GM’s Australian Holden division has been developing the kind of big-bore RWD vehicles we tend to think of as being quintessentially American for quite some time. But every time GM hints at repatriating one of these old-school machines to its spiritual homeland in the states, something goes terribly wrong. One classic example of this disfunction was the offshoot of GM’s last effort to bring Holdens stateside as the Pontiac G8, the G8 Sport Truck, a rebadge of Holden’s Ute. The travails of the G8 have been well documented, but the Sport Truck was killed before it even had the chance to lose GM money and be cut along with the Pontiac brand. Now, just as the memory of that savage tease was fading, GM’s Mark Reuss reveals that the El Camino could be back after all.
GM’s new North America honcho, former Holden boss Mark Reuss tells pickuptrucks.com
I thought we’d have a hard time putting Ute into Pontiac, but I know it was part of the broader strategy of doing that because they were both VE, there are reasons why you do that, but I think another brand with the Ute would be pretty attractive,
Huh?
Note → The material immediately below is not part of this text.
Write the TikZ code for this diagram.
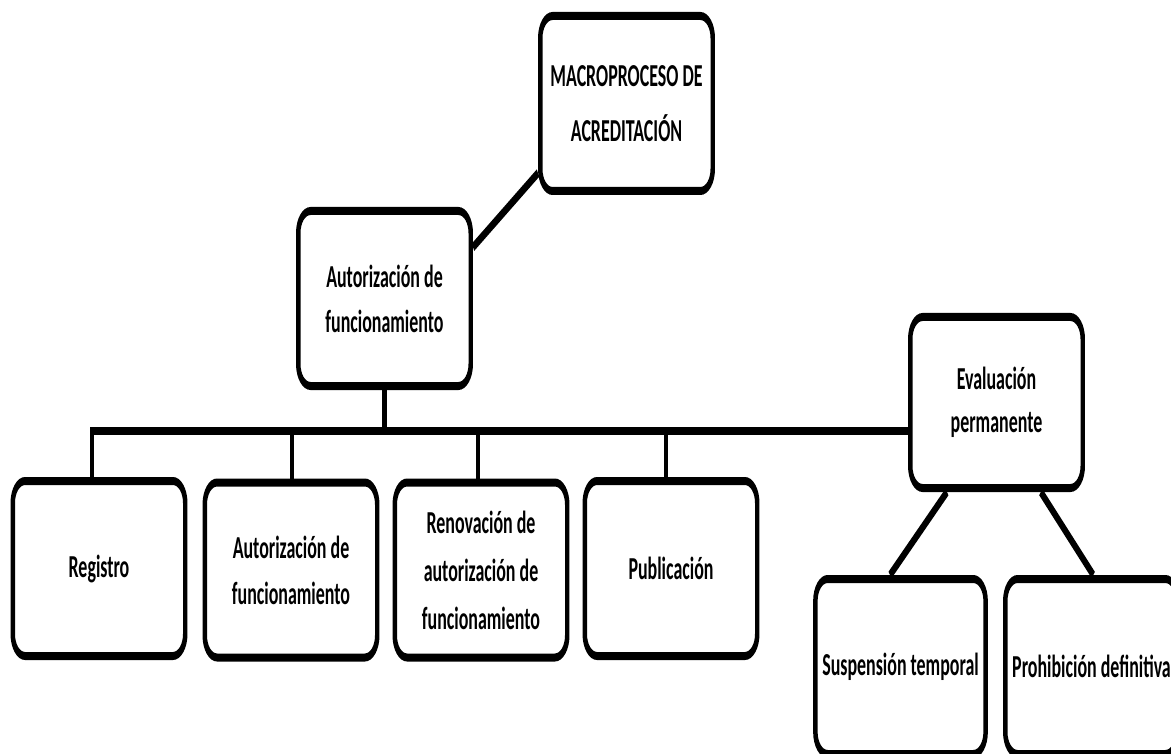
\documentclass[tikz,border=0pt]{standalone}
\usepackage{fontspec}
\newfontfamily\boxfamily{Carlito}
\usetikzlibrary{calc}
\begin{document}
\begin{tikzpicture}[x=1pt,y=-1pt]
\useasboundingbox (0,0) rectangle (1171,754);
\fill[white] (0,0) rectangle (1171,754);
\begin{scope}
\clip (0,0) rectangle (1171,754);
\begin{scope}[transform canvas={xscale=0.56}, x=1.785714pt, y=-1pt,
  box/.style={draw, fill=white, line width=8pt, rounded corners=22pt,
    minimum width=308pt, minimum height=175pt, inner sep=0pt, align=center,
    font=\boxfamily\bfseries\fontsize{32}{46}\selectfont},
  conn/.style={draw, line width=8.5pt}]
  % nodes
  \node[box, font=\boxfamily\bfseries\fontsize{32}{55}\selectfont] (macro) at (626.5,103.5) {MACROPROCESO DE\\ACREDITACIÓN};
  \node[box, font=\boxfamily\bfseries\fontsize{32}{45}\selectfont] (auth) at (384.5,298.5) {Autorización de\\funcionamiento};
  \node[box] (reg) at (99,568.5) {Registro};
  \node[box] (aut2) at (291,570) {Autorización de\\funcionamiento};
  \node[box, font=\boxfamily\bfseries\fontsize{32}{48}\selectfont] (ren) at (481,570) {Renovación de\\autorización de\\funcionamiento};
  \node[box] (pub) at (671,568.5) {Publicación};
  \node[box, minimum height=171pt, font=\boxfamily\bfseries\fontsize{32}{43}\selectfont] (eval) at (996.5,402.5) {Evaluación\\permanente};
  \node[box, minimum width=304pt] (susp) at (900.5,666.5) {Suspensión temporal};
  \node[box] (proh) at (1091.5,666.5) {Prohibición definitiva};
  % bus coordinates
  \coordinate (b1) at (92,431);
  \coordinate (b2) at (292,431);
  \coordinate (b3) at (478,431);
  \coordinate (b4) at (666,431);
  % connectors
  \draw[conn] ($(auth.north east)!0.22!(auth.south east)$) -- ($(macro.north west)!0.88!(macro.south west)$);
  \draw[conn] (auth.south) -- (auth.south |- b1);
  \draw[conn] (b1 |- reg.north) -- (b1) -- (b1 -| eval.west);
  \draw[conn] (b2) -- (b2 |- aut2.north);
  \draw[conn] (b3) -- (b3 |- ren.north);
  \draw[conn] (b4) -- (b4 |- pub.north);
  \draw[conn] ($(eval.south west)!0.22!(eval.south east)$) -- ($(susp.north west)!0.44!(susp.north east)$);
  \draw[conn] ($(eval.south west)!0.75!(eval.south east)$) -- ($(proh.north west)!0.51!(proh.north east)$);
\end{scope}
\end{scope}
\end{tikzpicture}
\end{document}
Reuss says Chevrolet would be a better fit for the Ute, especially because it would clear the way for a return of the El Camino name. Plus, freed from the performance pretensions of the Pontiac brand, GM could bring new versions with a direct-injection V6 that allow better fuel economy.
You have to look at this strategically and say, VE has got to be able to stand on its own on the world stage and I think now it is getting to be able to do that, from a fuel economy (perspective) and you will see mass come out of the car… It only gets more attractive on an export basis.
More practicality sounds like a good thing, given the distinct lack of comparable utility-oriented trucklets on the market. Not to mention the fact that GM still has no plans to replace its aging Canyon/Colorado pickups. But then, good luck building a utilitarian Ute, shipping it from Australia to America, charging a reasonable price and making a profit in the process. If GM is for real about bringing Utes to America, it should seriously consider producing them alongside the Caprice police vehicles instead of importing, as Reuss suggests. Whether the American market can soak up enough volume to justify such a move is still a huge open question.